I would ask you who read this story, have you known what it is thus to feel yourself a lost sinner? To know that you are on the road at the end of which there is but one place, and that place the eternal lake of fire? To feel that all toil, all suffering, all torture here, would be but an exchange too welcome, could you but gain by it the faintest hope of escaping from everlasting despair? If you are still without Christ, you are whether you know it or not, in this dark road with its one terrible end; and should God in His great mercy have awakened you, so that you know the danger and the hopelessness of your position, you will be in a state to welcome as a voice from God the wonderful words which were spoken in answer to the trembling sinner—spoken by the old monk of La Trappe— “If you tell me to do the most fearful penance, I am ready to do it,” the German had said; and the old monk replied, “If you are ready to do what I tell you, you will go straight home again, for the whole work has been done for you before you came, and there is nothing left for you to do. Another has done the work instead, and it is finished.” “It is finished?”
“Yes, it is finished. Do you not know that God sent down His own Son to be the Saviour of, the world? Did He not come? Did He not finish the work the Father gave Him to do? Did He not say on the cross, ‘It is finished?’”
“What was finished?”
“He undertook to bear the full punishment of sin, and He did bear it, and God is satisfied with the work done by His Son. And do you know this—Where is Jesus now?”
“He is in heaven.”
“He is in heaven. But why is He there? Because He has finished the work. He would not be there otherwise.
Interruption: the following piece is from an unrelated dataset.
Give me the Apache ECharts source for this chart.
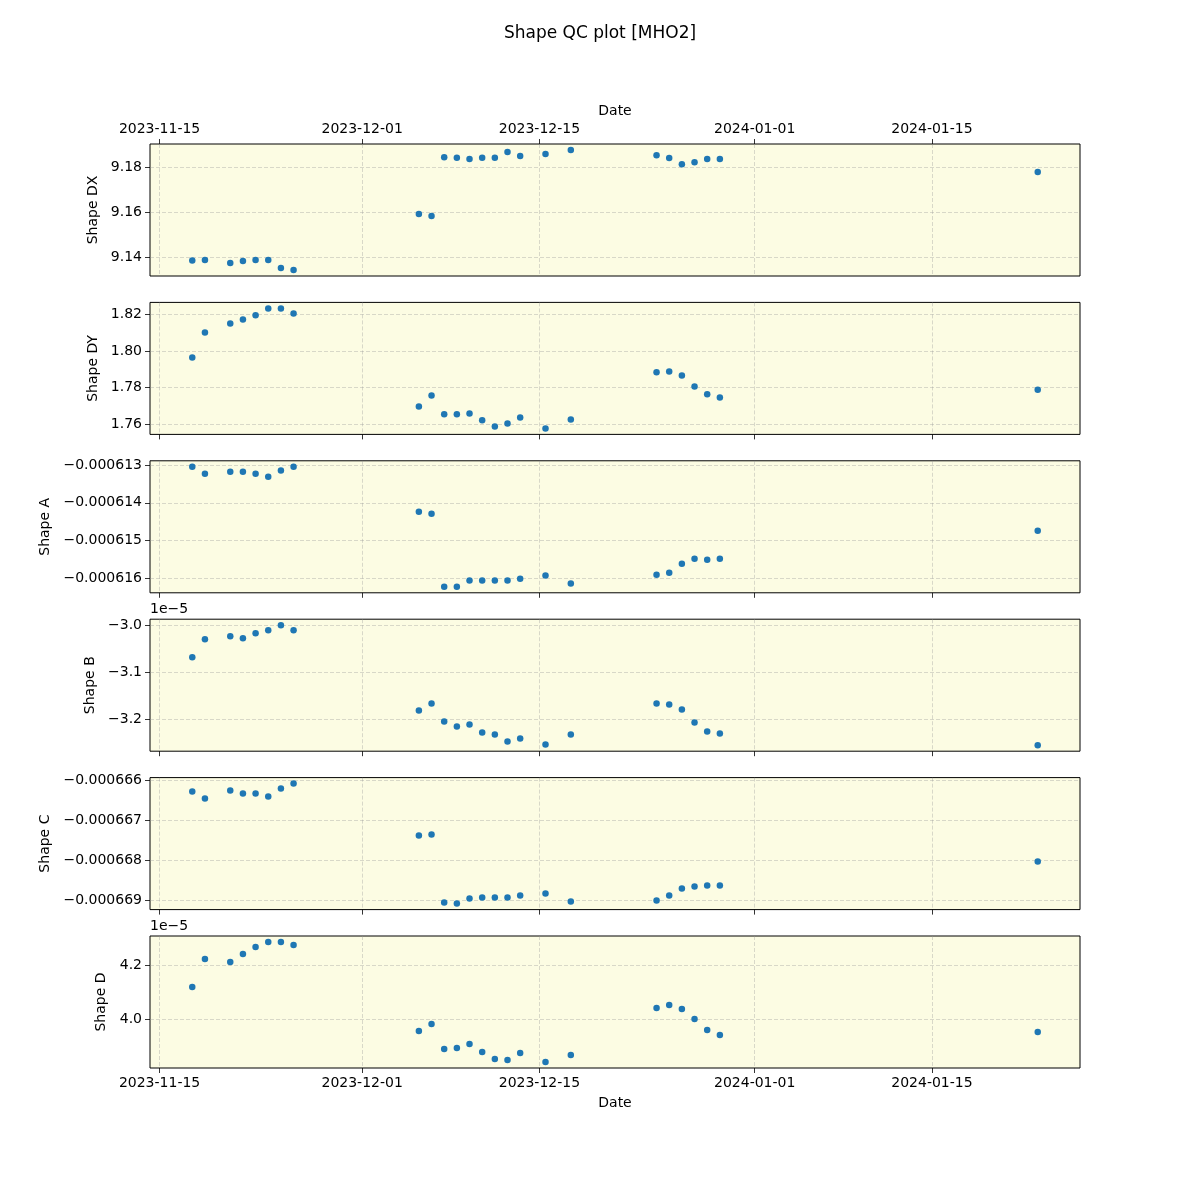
<!DOCTYPE html>
<html><head><meta charset="utf-8">
<script src="https://cdn.jsdelivr.net/npm/echarts@6/dist/echarts.min.js"></script>
<style>html,body{margin:0;padding:0;background:#fff}#c{width:1200px;height:1200px}</style>
</head><body><div id="c"></div>
<script>
// ---------- data ----------
const dates = [
  '2023-11-17T14:00','2023-11-18T14:00','2023-11-20T14:00','2023-11-21T14:00',
  '2023-11-22T14:00','2023-11-23T14:00','2023-11-24T14:00','2023-11-25T14:00',
  '2023-12-05T11:30','2023-12-06T11:30','2023-12-07T11:30','2023-12-08T11:30',
  '2023-12-09T11:30','2023-12-10T11:30','2023-12-11T11:30','2023-12-12T11:30',
  '2023-12-13T11:30','2023-12-15T11:30','2023-12-17T11:30',
  '2023-12-24T06:00','2023-12-25T06:00','2023-12-26T06:00','2023-12-27T06:00',
  '2023-12-28T06:00','2023-12-29T06:00','2024-01-23T08:30'
];
const shapeDX = [9.1384, 9.1387, 9.1373, 9.1382, 9.1387, 9.1387, 9.1351, 9.1342, 9.1591, 9.1582,
  9.1844, 9.1841, 9.1836, 9.1841, 9.1841, 9.1867, 9.1849, 9.1858, 9.1876,
  9.1853, 9.1840, 9.1813, 9.1822, 9.1836, 9.1836, 9.1778];
const shapeDY = [1.7965, 1.8102, 1.8151, 1.8173, 1.8195, 1.8233, 1.8233, 1.8205, 1.7698, 1.7758,
  1.7655, 1.7655, 1.7660, 1.7622, 1.7589, 1.7605, 1.7638, 1.7578, 1.7627,
  1.7884, 1.7889, 1.7867, 1.7807, 1.7764, 1.7747, 1.7789];
const shapeA = [-0.000613044, -0.000613230, -0.000613177, -0.000613177, -0.000613230, -0.000613310,
  -0.000613142, -0.000613044, -0.000614239, -0.000614292, -0.000616230, -0.000616230,
  -0.000616062, -0.000616062, -0.000616062, -0.000616062, -0.000616018, -0.000615929,
  -0.000616142, -0.000615912, -0.000615858, -0.000615619, -0.000615487, -0.000615513,
  -0.000615487, -0.000614743];
const shapeB = [-3.0688e-5, -3.0305e-5, -3.0241e-5, -3.0284e-5, -3.0177e-5, -3.0113e-5, -3.0007e-5,
  -3.0113e-5, -3.1816e-5, -3.1667e-5, -3.2050e-5, -3.2156e-5, -3.2113e-5, -3.2284e-5,
  -3.2326e-5, -3.2475e-5, -3.2411e-5, -3.2539e-5, -3.2326e-5, -3.1667e-5, -3.1688e-5,
  -3.1794e-5, -3.2071e-5, -3.2262e-5, -3.2305e-5, -3.2553e-5];
const shapeC = [-0.000666283, -0.000666457, -0.000666258, -0.000666333, -0.000666333, -0.000666407,
  -0.000666208, -0.000666083, -0.000667380, -0.000667355, -0.000669051, -0.000669076,
  -0.000668951, -0.000668926, -0.000668926, -0.000668926, -0.000668876, -0.000668826,
  -0.000669026, -0.000669001, -0.000668876, -0.000668702, -0.000668652, -0.000668627,
  -0.000668627, -0.000668025];
const shapeD = [4.1185e-5, 4.2222e-5, 4.2111e-5, 4.2407e-5, 4.2667e-5, 4.2852e-5, 4.2852e-5,
  4.2741e-5, 3.9556e-5, 3.9815e-5, 3.8889e-5, 3.8926e-5, 3.9074e-5, 3.8778e-5, 3.8519e-5,
  3.8481e-5, 3.8741e-5, 3.8407e-5, 3.8667e-5, 4.0407e-5, 4.0519e-5, 4.0370e-5, 4.0000e-5,
  3.9593e-5, 3.9407e-5, 3.9519e-5];

const xTickDates = ['2023-11-15','2023-12-01','2023-12-15','2024-01-01','2024-01-15'];
const ticksDX = [9.14, 9.16, 9.18];
const ticksDY = [1.76, 1.78, 1.80, 1.82];
const ticksA = [-0.000616, -0.000615, -0.000614, -0.000613];
const ticksB = [-3.2e-5, -3.1e-5, -3.0e-5];
const ticksC = [-0.000669, -0.000668, -0.000667, -0.000666];
const ticksD = [4.0e-5, 4.2e-5];

const titleText = 'Shape QC plot [MHO2]';
const panelNames = ['Shape DX', 'Shape DY', 'Shape A', 'Shape B', 'Shape C', 'Shape D'];

// ---------- helpers ----------
const FONT = 'DejaVu Sans';
const MINUS = '\u2212';
const ts = s => new Date(s).getTime();
const xs = dates.map(ts);
const xTicks = xTickDates.map(d => ts(d + 'T00:00'));
const xMinD = Math.min(...xs), xMaxD = Math.max(...xs);
const xPad = 0.05 * (xMaxD - xMinD);
const pad2 = n => (n < 10 ? '0' : '') + n;
const fmtDate = v => { const d = new Date(v); return d.getFullYear() + '-' + pad2(d.getMonth() + 1) + '-' + pad2(d.getDate()); };
const fixM = s => s.replace('-', MINUS);

const panels = [
  { vals: shapeDX, ticks: ticksDX, fmt: v => fixM(v.toFixed(2)), gap: 39 },
  { vals: shapeDY, ticks: ticksDY, fmt: v => fixM(v.toFixed(2)), gap: 39 },
  { vals: shapeA, ticks: ticksA, fmt: v => fixM(v.toFixed(6)), gap: 86 },
  { vals: shapeB, ticks: ticksB, fmt: v => fixM((v / 1e-5).toFixed(1)), gap: 42, offset: '1e' + MINUS + '5' },
  { vals: shapeC, ticks: ticksC, fmt: v => fixM(v.toFixed(6)), gap: 86 },
  { vals: shapeD, ticks: ticksD, fmt: v => fixM((v / 1e-5).toFixed(1)), gap: 32, offset: '1e' + MINUS + '5' }
];

const LEFT = 150, WIDTH = 930, H = 132, STEP = 158.4, TOP0 = 144;
const grids = [], xAxes = [], yAxes = [], series = [], graphics = [];
const gridLine = { show: true, lineStyle: { color: 'rgba(150,150,150,0.45)', width: 0.8, type: [4, 2] } };
const tickStyle = { show: true, inside: false, length: 5, lineStyle: { color: '#000', width: 0.8 } };

panels.forEach((p, i) => {
  const top = TOP0 + i * STEP;
  grids.push({ left: LEFT, top: top, width: WIDTH, height: H, show: true,
    backgroundColor: '#fcfce3', borderColor: '#000', borderWidth: 1, containLabel: false });
  const isTop = i === 0, isBottom = i === panels.length - 1;
  xAxes.push({
    type: 'value', gridIndex: i, position: isTop ? 'top' : 'bottom',
    min: xMinD - xPad, max: xMaxD + xPad,
    name: (isTop || isBottom) ? 'Date' : '', nameLocation: 'middle', nameGap: isTop ? 26 : 28,
    nameTextStyle: { fontFamily: FONT, fontSize: 14, color: '#000' },
    axisLine: { show: false },
    axisTick: Object.assign({ customValues: xTicks }, tickStyle),
    axisLabel: { show: isTop || isBottom, customValues: xTicks, formatter: fmtDate,
      fontFamily: FONT, fontSize: 14, color: '#000', margin: 8, hideOverlap: false },
    splitLine: gridLine
  });
  const lo = Math.min(...p.vals), hi = Math.max(...p.vals), r = hi - lo;
  yAxes.push({
    type: 'value', gridIndex: i, min: lo - 0.05 * r, max: hi + 0.05 * r,
    name: panelNames[i], nameLocation: 'middle', nameGap: p.gap,
    nameTextStyle: { fontFamily: FONT, fontSize: 14, color: '#000' },
    axisLine: { show: false },
    axisTick: Object.assign({ customValues: p.ticks }, tickStyle),
    axisLabel: { customValues: p.ticks, formatter: p.fmt, fontFamily: FONT, fontSize: 14,
      color: '#000', margin: 8 },
    splitLine: gridLine
  });
  series.push({
    type: 'scatter', xAxisIndex: i, yAxisIndex: i, symbolSize: 6.5,
    itemStyle: { color: '#1f77b4', opacity: 1 }, silent: true, animation: false,
    data: xs.map((x, k) => [x, p.vals[k]])
  });
  if (p.offset) {
    graphics.push({ type: 'text', left: LEFT, top: top - 17,
      style: { text: p.offset, font: '14px "' + FONT + '"', fill: '#000' } });
  }
});

const chart = echarts.init(document.getElementById('c'), null, { renderer: 'canvas' });
chart.setOption({
  animation: false,
  backgroundColor: '#fff',
  title: { text: titleText, left: 'center', top: 20,
    textStyle: { fontFamily: FONT, fontSize: 17, fontWeight: 'normal', color: '#000' } },
  grid: grids, xAxis: xAxes, yAxis: yAxes, series: series, graphic: graphics
});
</script></body></html>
He would still be here, for He undertook to do it all, and He would not go back to His Father till all was done. He is there because God is satisfied with His work. And dear friend, why should you and I try to do that work which the Son of God has done? If God had lest it for us to do, we could never do it; were we to perform all the penances that ever have been or could be performed, they would be utterly useless to us. In doing them, instead of gaining anything, you would be but adding the crowning sin to your life. It would be as much as to say, Christ has not done enough. It would be to cast contempt upon the perfect work of the Son of God, and to dare to attempt to add to that which He has said is finished. Yes; Christ would be insulted and God made a liar; and were it not that I am so old that I can scarcely walk to the gate, my escape should testify against the place. I would not remain here another day. As it is, I must wait till the Lord comes to fetch me; but you can go, and I beseech you to go, thanking God His Son has done all for you, and that the punishment of your sins is forever past. And remember always that Christ is in heaven!”
What astonishing tidings for the poor weary sinner! Did he believe them? He did; and after a short time of rest, during which he learnt more of the blessed gospel from the lips of the old monk, he returned to his own land, there to make known amongst sinners, lost as he had been, the news of that love and grace of which he had first heard in the monastery of La Trappe.
Instead of walking 1,500 miles to hear of the One who has completed the work of redemption on the cross, may the voice from La Trappe reach your heart and bring peace and joy to you, also.